Pelaksanaan penagihan pajak dengan surat paksa, sesuai dengan UU dan PP tersebut dilakukan dalam proses penagihan paksa pajak yang tertunggak dari obyek pajak oleh juru sita yang ditunjuk, setelah melalui sejumlah prosedural, mulai dari teguran, peringatan, pemblokiran rekening, pencekalan, penyitaan hingga penyanderaan. 

"Sesuai dengan UU PPSP dan PP 137, jika tersandera merasa keberatan, yang dapat dipermasalahakan dan digugat ke PN bukan merupakan praperadilan, tetapi adalah gugatan perdata atas penyanderaan yang dilakukan. Dan atas aturan ini, hakim juga tidak boleh membuat penafsiran lain dari apa yang ditentukan dan diatur dalam UU dan peraturan yang berlaku," kata tim Kuasa Hukum Dirjen Pajak. 

Selain itu, dalam pelaksanaan penyanderaan sudah diatur pada PP nomor 137 tahun 2000 tentang tata cara penyanderaan, dan jika tersandera berkeberatan, hanya dapat dilakukan dengan upaya hukum gugatan perdata ke PN sesuai dengan Pasal 15 ayat 1 PP 137 tahun 2000. 

"Selain itu, penyanderaan sebagaimana yang diatur pada PP 137 tahun 2000, merupakan bagian dari penagihan pajak yang dilaksanakan berdasarkan ketentuaan PP dan UU perpajakan dalam rangka mengamankan penerimaan Negara dari sektor pajak sebagai komponen APBN," jelasnya. 
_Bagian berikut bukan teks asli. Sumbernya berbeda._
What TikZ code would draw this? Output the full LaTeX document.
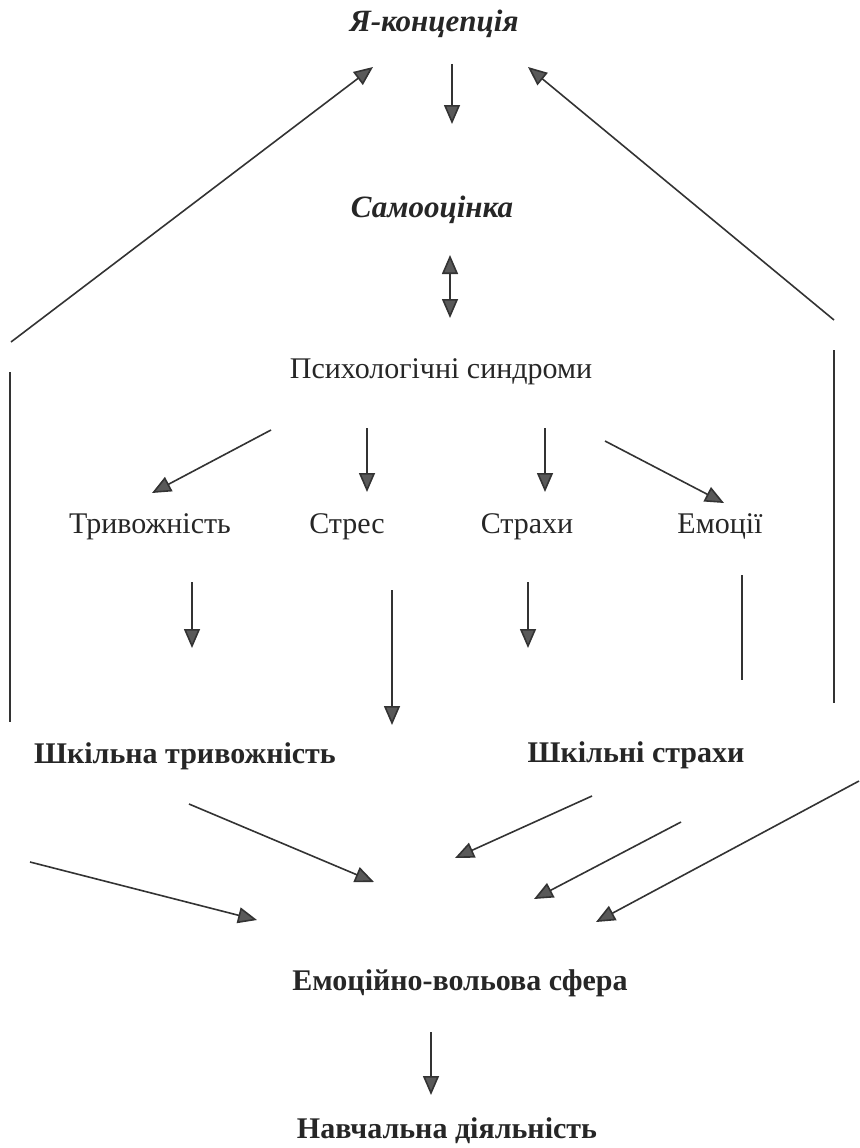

Kegiatan pemaksaan adalah untuk menguji kepatutan perpajakan wajib pajak sebagaimana diatur dengan UU nomor 6 tahun 1983 sebagaimana diubah dengan UU nomor 16 tahun 2000 tentang Ketentuaan ‎Umum Tentang Perpajakan, Khususnya pada pasal 1 angka 25, pasal 13 ayat 1, pasal 29 ayat 1. Serta UU nomor 19 tahun 2000 tentang penagihan pajak dengan surat paksa. 

Dalam eksepsinya, kuasa hukum termohon juga meminta pada Hakim Praperadilan Eriyusman SH, agar menolak seluruhnya, permohonan praperadilan pemohon. Menyatakan permohonan pemohon tidak memiliki dasar kedudukan. Menyatakan PN tidak berwenang memeriksa permohonan praperadilan pemohon. 

"Serta penyatakan permohonan pemohon jabur dan tidak jelas seluruhnya," tegasnya.

Atas eksepsi termohon, pemohon menyatakan menyerahkan sepenuhnya kesimpulan pada Majelis Hakim.

Sebelumnya, Peng Hock alias Ahok, penunggak pajak sebesar Rp 11,8 miliar mempraperadilkan Direktorat Jenderal Pajak dan Kantor Pajak Pratama (KPP) Bintan atas penyanderaan dirinya.

Praperadilan dilayangkan Ahok selaku Direktur PT Gunung Kijang Jaya Lestari(GKJL) melalui kuasa hukumnya Sugeng Kumoro Edi ke Pengadilan Negeri  Tanjungpinang, dengan pendaftaran gugatan praperadilan nomor: 01/pin.pid.Pra/2015/PN.TPG dan diterima Panitera PN Tanjungpinang pada Kamis (16/4/2015).